Code that draws figures:

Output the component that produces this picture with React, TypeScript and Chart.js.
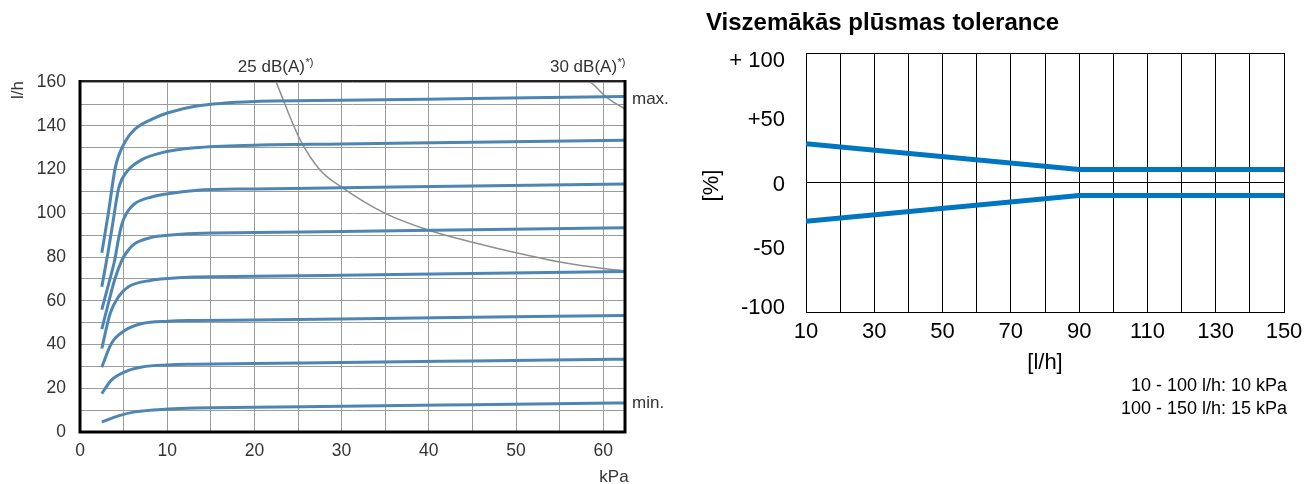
import React, { useEffect, useRef } from "react";
import { Chart, registerables } from "chart.js";

Chart.register(...registerables);

const FONT = '"Liberation Sans", Arial, Helvetica, sans-serif';

// Flow rate [l/h] against differential pressure [kPa], one curve per presetting
const FLOW_MAX: [number, number][] = [
  [2.5, 82], [3.25, 100], [4.0, 120], [4.4, 126], [5.2, 133], [6.3, 138.5],
  [8.2, 143], [10.1, 146], [13.2, 149], [20, 151.2], [30, 151.7], [45, 152.5], [62.5, 153.4],
];
const FLOW_130: [number, number][] = [
  [2.5, 66.4], [3.25, 83], [3.82, 97], [4.4, 111], [4.8, 115.5], [5.55, 120],
  [7.1, 124.6], [9.4, 127.8], [13.2, 130], [20, 131.2], [30, 131.7], [45, 132.5], [62.5, 133.4],
];
const FLOW_110: [number, number][] = [
  [2.5, 56], [3.3, 68], [4.0, 79], [4.4, 88], [4.8, 95], [5.4, 100.5], [6.3, 104.5],
  [8.2, 107.5], [10.1, 109], [13.2, 110.5], [20, 111.2], [30, 111.7], [45, 112.5], [62.5, 113.4],
];
const FLOW_90: [number, number][] = [
  [2.5, 47], [3.2, 58], [4.0, 70], [4.8, 78.5], [5.5, 83], [6.3, 86.2], [8.2, 89],
  [10.1, 90], [13.2, 90.8], [20, 91.2], [30, 91.7], [45, 92.5], [62.5, 93.4],
];
const FLOW_70: [number, number][] = [
  [2.5, 38.2], [3.46, 54.2], [4.4, 61.8], [5.55, 66.4], [8.2, 69.4], [10.1, 70.2],
  [13.2, 70.9], [20, 71.2], [30, 71.7], [45, 72.5], [62.5, 73.4],
];
const FLOW_50: [number, number][] = [
  [2.5, 29.7], [3.6, 40.5], [5.16, 46.5], [7.1, 49.6], [10.1, 50.7], [13.2, 51],
  [20, 51.2], [30, 51.7], [45, 52.5], [62.5, 53.3],
];
const FLOW_30: [number, number][] = [
  [2.5, 17.6], [3.6, 23.7], [5.16, 27.5], [7.1, 29.7], [10.1, 30.7], [13.2, 31],
  [20, 31.3], [30, 31.8], [45, 32.5], [62.5, 33.3],
];
const FLOW_MIN: [number, number][] = [
  [2.5, 4.6], [4.4, 7.4], [6.3, 9.2], [10.1, 10.5], [13.2, 11],
  [20, 11.3], [30, 11.8], [45, 12.5], [62.5, 13.3],
];
const FLOW_CURVES = [FLOW_MAX, FLOW_130, FLOW_110, FLOW_90, FLOW_70, FLOW_50, FLOW_30, FLOW_MIN];

// Sound level limits
const NOISE_25DB: [number, number][] = [
  [22.4, 161], [23, 155], [24.1, 144], [25.2, 134], [27.5, 120], [30, 112], [35, 100],
  [40, 92.3], [45, 86.8], [50, 82], [55, 77.8], [60, 74.8], [62.5, 73.7],
];
const NOISE_30DB: [number, number][] = [
  [58.2, 161], [59, 158.5], [60, 154.5], [61, 151.3], [62.5, 147.8],
];
const NOISE_LABELS = ["25 dB(A)", "30 dB(A)"];

const KPA_RANGE = [0, 62.5];
const FLOW_RANGE = [0, 161];

// Flow tolerance band
const TOL_FLOW = [10, 90, 150];
const TOL_UPPER = [30, 10, 10];
const TOL_LOWER = [-30, -10, -10];
const TOL_Y_TICKS = [100, 50, 0, -50, -100];
const TOL_Y_LABELS = ["+ 100", "+50", "0", "-50", "-100"];
const TOL_TITLE = "Viszemākās plūsmas tolerance";
const TOL_NOTES = ["10 - 100 l/h: 10 kPa", "100 - 150 l/h: 15 kPa"];

const toPoints = (arr: [number, number][]) => arr.map(([x, y]) => ({ x, y }));

function FlowChart() {
  const ref = useRef<HTMLCanvasElement>(null);
  useEffect(() => {
    const canvas = ref.current;
    if (!canvas) return;

    const drawNoiseLabel = (ctx: CanvasRenderingContext2D, text: string, cx: number, y: number) => {
      ctx.font = `17px ${FONT}`;
      const w1 = ctx.measureText(text).width;
      ctx.font = `11px ${FONT}`;
      const w2 = ctx.measureText("*)").width;
      const x0 = cx - (w1 + w2) / 2;
      ctx.textAlign = "left";
      ctx.textBaseline = "alphabetic";
      ctx.font = `17px ${FONT}`;
      ctx.fillText(text, x0, y + 6);
      ctx.font = `11px ${FONT}`;
      ctx.fillText("*)", x0 + w1 + 0.5, y);
    };

    const annotations = {
      id: "flowAnnotations",
      afterDraw(chart: any) {
        const { ctx, chartArea: a, scales } = chart;
        const xs = scales.x;
        const ys = scales.y;
        ctx.save();
        // frame
        ctx.strokeStyle = "#222";
        ctx.lineWidth = 2;
        ctx.beginPath();
        ctx.moveTo(a.left, a.top + 1);
        ctx.lineTo(a.right, a.top + 1);
        ctx.stroke();
        ctx.strokeStyle = "#000";
        ctx.lineWidth = 3;
        ctx.beginPath();
        ctx.moveTo(a.left, a.top);
        ctx.lineTo(a.left, a.bottom);
        ctx.lineTo(a.right, a.bottom);
        ctx.lineTo(a.right, a.top);
        ctx.stroke();

        ctx.fillStyle = "#333";
        drawNoiseLabel(ctx, NOISE_LABELS[0], xs.getPixelForValue(NOISE_25DB[0][0]), a.top - 14);
        drawNoiseLabel(ctx, NOISE_LABELS[1], xs.getPixelForValue(NOISE_30DB[0][0]), a.top - 14);

        ctx.font = `17px ${FONT}`;
        ctx.textAlign = "left";
        ctx.textBaseline = "middle";
        const lastMax = FLOW_MAX[FLOW_MAX.length - 1][1];
        const lastMin = FLOW_MIN[FLOW_MIN.length - 1][1];
        ctx.fillText("max.", a.right + 7, ys.getPixelForValue(lastMax) + 3);
        ctx.fillText("min.", a.right + 7, ys.getPixelForValue(lastMin));

        ctx.textAlign = "center";
        ctx.fillText("kPa", a.right - 11, a.bottom + 45);

        ctx.translate(a.left - 62, a.top + 10);
        ctx.rotate(-Math.PI / 2);
        ctx.fillText("l/h", 0, 0);
        ctx.restore();
      },
    };

    const blue = FLOW_CURVES.map((c) => ({
      data: toPoints(c),
      borderColor: "#4d86b4",
      borderWidth: 3,
      pointRadius: 0,
      cubicInterpolationMode: "monotone" as const,
      fill: false,
    }));
    const grey = [NOISE_25DB, NOISE_30DB].map((c) => ({
      data: toPoints(c),
      borderColor: "#8f8f8f",
      borderWidth: 1.5,
      pointRadius: 0,
      cubicInterpolationMode: "monotone" as const,
      fill: false,
    }));

    const chart = new Chart(canvas, {
      type: "line",
      data: { datasets: [...blue, ...grey] },
      options: {
        animation: false,
        responsive: false,
        devicePixelRatio: 1,
        layout: { padding: { top: 80, right: 65, left: 0, bottom: 0 } },
        plugins: { legend: { display: false }, tooltip: { enabled: false } },
        scales: {
          x: {
            type: "linear",
            min: KPA_RANGE[0],
            max: KPA_RANGE[1],
            ticks: {
              stepSize: 5,
              includeBounds: false,
              autoSkip: false,
              maxRotation: 0,
              padding: 9,
              color: "#333",
              font: { size: 17.5, family: FONT },
              callback: (v: any) => (Number(v) % 10 === 0 ? String(v) : ""),
            },
            grid: { color: "#9c9c9c", lineWidth: 1, drawTicks: false },
            border: { display: false },
            afterFit: (s: any) => {
              s.height = 52;
              s.paddingLeft = 0;
              s.paddingRight = 0;
            },
          },
          y: {
            type: "linear",
            min: FLOW_RANGE[0],
            max: FLOW_RANGE[1],
            ticks: {
              stepSize: 10,
              includeBounds: false,
              autoSkip: false,
              padding: 14,
              color: "#333",
              font: { size: 17.5, family: FONT },
              callback: (v: any) => (Number(v) % 20 === 0 ? String(v) : ""),
            },
            grid: { color: "#9c9c9c", lineWidth: 1, drawTicks: false },
            border: { display: false },
            afterFit: (s: any) => {
              s.width = 80;
            },
          },
        },
      },
      plugins: [annotations],
    });
    return () => chart.destroy();
  }, []);
  return (
    <canvas
      ref={ref}
      width={690}
      height={484}
      style={{ position: "absolute", left: 0, top: 0, width: 690, height: 484 }}
    />
  );
}

function ToleranceChart() {
  const ref = useRef<HTMLCanvasElement>(null);
  useEffect(() => {
    const canvas = ref.current;
    if (!canvas) return;

    const texts = {
      id: "toleranceTexts",
      afterDraw(chart: any) {
        const { ctx, chartArea: a, scales } = chart;
        const ys = scales.y;
        ctx.save();
        ctx.fillStyle = "#000";
        ctx.textBaseline = "middle";

        ctx.font = `bold 24px ${FONT}`;
        ctx.textAlign = "left";
        ctx.fillText(TOL_TITLE, 16, 23);

        ctx.font = `22px ${FONT}`;
        ctx.textAlign = "right";
        TOL_Y_TICKS.forEach((v, i) => {
          let py = ys.getPixelForValue(v) + 2;
          py = Math.min(Math.max(py, a.top + 8), a.bottom - 4);
          ctx.fillText(TOL_Y_LABELS[i], a.left - 21, py);
        });

        ctx.textAlign = "center";
        ctx.fillText("[l/h]", (a.left + a.right) / 2, a.bottom + 51);

        ctx.font = `18px ${FONT}`;
        ctx.textAlign = "right";
        ctx.fillText(TOL_NOTES[0], a.right + 3, a.bottom + 74);
        ctx.fillText(TOL_NOTES[1], a.right + 3, a.bottom + 97);

        ctx.font = `22px ${FONT}`;
        ctx.textAlign = "center";
        ctx.translate(22, ys.getPixelForValue(0) + 3);
        ctx.rotate(-Math.PI / 2);
        ctx.fillText("[%]", 0, 0);
        ctx.restore();
      },
    };

    const band = (vals: number[]) => ({
      data: TOL_FLOW.map((x, i) => ({ x, y: vals[i] })),
      borderColor: "#0076c2",
      borderWidth: 5,
      pointRadius: 0,
      tension: 0,
      fill: false,
    });

    const chart = new Chart(canvas, {
      type: "line",
      data: { datasets: [band(TOL_UPPER), band(TOL_LOWER)] },
      options: {
        animation: false,
        responsive: false,
        devicePixelRatio: 1,
        layout: { padding: { top: 53, right: 20, left: 0, bottom: 0 } },
        plugins: { legend: { display: false }, tooltip: { enabled: false } },
        scales: {
          x: {
            type: "linear",
            min: TOL_FLOW[0],
            max: TOL_FLOW[TOL_FLOW.length - 1],
            ticks: {
              stepSize: 10,
              autoSkip: false,
              maxRotation: 0,
              padding: 7,
              color: "#000",
              font: { size: 22, family: FONT },
              callback: (v: any) => ((Number(v) - 10) % 20 === 0 ? String(v) : ""),
            },
            grid: { color: "#000", lineWidth: 1, drawTicks: false },
            border: { color: "#000", width: 1 },
            afterFit: (s: any) => {
              s.height = 172;
              s.paddingLeft = 0;
              s.paddingRight = 0;
            },
          },
          y: {
            type: "linear",
            min: -100,
            max: 100,
            ticks: { stepSize: 50, display: false },
            grid: {
              drawTicks: false,
              lineWidth: 1,
              color: (c: any) => (c.tick && Math.abs(c.tick.value) % 100 === 0 ? "#000" : "rgba(0,0,0,0)"),
            },
            border: { color: "#000", width: 1 },
            afterFit: (s: any) => {
              s.width = 116;
            },
          },
        },
      },
      plugins: [texts],
    });
    return () => chart.destroy();
  }, []);
  return (
    <canvas
      ref={ref}
      width={614}
      height={484}
      style={{ position: "absolute", left: 690, top: 0, width: 614, height: 484 }}
    />
  );
}

export default function App() {
  return (
    <div style={{ position: "absolute", left: 0, top: 0, width: 1304, height: 484, background: "#fff" }}>
      <FlowChart />
      <ToleranceChart />
    </div>
  );
}
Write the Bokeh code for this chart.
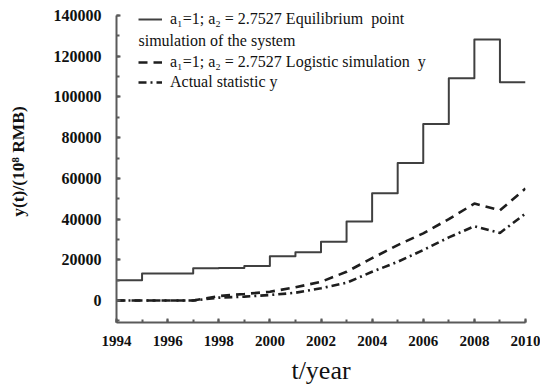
from bokeh.plotting import figure
from bokeh.models import Range1d, Legend, LegendItem, Label, SingleIntervalTicker
from bokeh.embed import file_html
from bokeh.resources import INLINE

years = list(range(1994, 2011))
equilibrium = [10000, 13300, 13300, 15800, 16000, 17000, 21800, 23700, 28900, 38800,
               52700, 67600, 86700, 109200, 128200, 107200, 107200]
logistic = [0, 0, 0, 0, 2200, 3200, 4300, 6500, 9200, 14100,
            20800, 27200, 33000, 40000, 47600, 44300, 55000]
actual = [0, 0, 0, 0, 1400, 1900, 2700, 3800, 6000, 8700,
          14100, 19000, 24800, 31000, 36500, 33200, 42700]

label_eq = "a\u2081=1; a\u2082 = 2.7527 Equilibrium  point"
label_eq2 = "simulation of the system"
label_log = "a\u2081=1; a\u2082 = 2.7527 Logistic simulation  y"
label_act = "Actual statistic y"
x_title = "t/year"
y_title = "y(t)/(10\u2078 RMB)"

FONT = "Liberation Serif"
Y_AXIS_MIN, Y_AXIS_MAX = -10800, 140000
X0, X1 = 1994, 2010
B_LEFT = 116
FRAME_W = 409
FRAME_H = 322          # frame reaches the top of the canvas
AXIS_PX = 307          # px used by the drawn y axis (140000 at 15 px from top)
scale = AXIS_PX / (Y_AXIS_MAX - Y_AXIS_MIN)
Y_TOP = Y_AXIS_MAX + (FRAME_H - AXIS_PX) / scale

p = figure(width=540, height=390, output_backend="svg", toolbar_location=None,
           x_range=Range1d(X0, X1), y_range=Range1d(Y_AXIS_MIN, Y_TOP),
           min_border_left=B_LEFT, min_border_right=540 - B_LEFT - FRAME_W,
           min_border_top=0, min_border_bottom=390 - FRAME_H)
p.outline_line_color = None
p.xgrid.visible = False
p.ygrid.visible = False
p.background_fill_color = "white"

r_eq = p.step(years, equilibrium, mode="after", line_color="#404040", line_width=2,
              line_join="round")
r_log = p.line(years, logistic, line_color="#1e1e1e", line_width=2.6, line_dash="9 6")
r_act = p.line(years, actual, line_color="#1e1e1e", line_width=2.6, line_dash="8 4 2 4")

# axes
p.xaxis.ticker = SingleIntervalTicker(interval=2, num_minor_ticks=2)
p.yaxis.ticker = SingleIntervalTicker(interval=20000, num_minor_ticks=2)
p.yaxis.bounds = (Y_AXIS_MIN, Y_AXIS_MAX)
for ax in (p.xaxis[0], p.yaxis[0]):
    ax.axis_line_color = "#5a5a5a"
    ax.axis_line_width = 2
    ax.major_tick_line_color = "#5a5a5a"
    ax.minor_tick_line_color = "#5a5a5a"
    ax.major_tick_line_width = 2
    ax.minor_tick_line_width = 2
    ax.major_tick_in = 4
    ax.major_tick_out = 0
    ax.minor_tick_in = 3
    ax.minor_tick_out = 0
    ax.major_label_text_font = FONT
    ax.major_label_text_font_style = "bold"
    ax.major_label_text_color = "#111111"
    ax.axis_label_text_font = FONT
    ax.axis_label_text_color = "#111111"

p.xaxis.major_label_text_font_size = "15px"
p.yaxis.major_label_text_font_size = "16px"
p.xaxis.major_label_standoff = 13
p.yaxis.major_label_standoff = 15
p.yaxis.formatter.use_scientific = False

p.xaxis.axis_label = x_title
p.xaxis.axis_label_text_font_size = "26px"
p.xaxis.axis_label_text_font_style = "normal"
p.xaxis.axis_label_standoff = 7

p.yaxis.axis_label = y_title
p.yaxis.axis_label_text_font_size = "17.5px"
p.yaxis.axis_label_text_font_style = "bold"
p.yaxis.axis_label_standoff = 23

common = dict(border_line_color=None, background_fill_alpha=0, padding=0, margin=0,
              spacing=0, glyph_width=24, glyph_height=20, label_height=20,
              label_standoff=8, label_text_font=FONT, label_text_font_size="16px",
              label_text_color="#111111")

leg1 = Legend(items=[LegendItem(label=label_eq, renderers=[r_eq])],
              location=(22, FRAME_H - 29), **common)
leg2 = Legend(items=[LegendItem(label=label_log, renderers=[r_log]),
                     LegendItem(label=label_act, renderers=[r_act])],
              location=(22, FRAME_H - 92), **common)
p.add_layout(leg1)
p.add_layout(leg2)

# second line of the first legend entry (text placement only)
lx = X0 + (138 - B_LEFT) * (X1 - X0) / FRAME_W
ly = Y_TOP - 40 / scale
p.add_layout(Label(x=lx, y=ly, text=label_eq2, text_font=FONT, text_font_size="16px",
                   text_baseline="middle", text_align="left", text_color="#111111"))

open("out.html", "w").write(file_html(p, INLINE))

Task instructions: Take only the lines above from the one that has "Write the Bokeh code for this chart." through the one that has "from bokeh.resources import INLINE" and reproduce them exactly, omitting any pictures.

Final answer:
Write the Bokeh code for this chart.
from bokeh.plotting import figure
from bokeh.models import Range1d, Legend, LegendItem, Label, SingleIntervalTicker
from bokeh.embed import file_html
from bokeh.resources import INLINE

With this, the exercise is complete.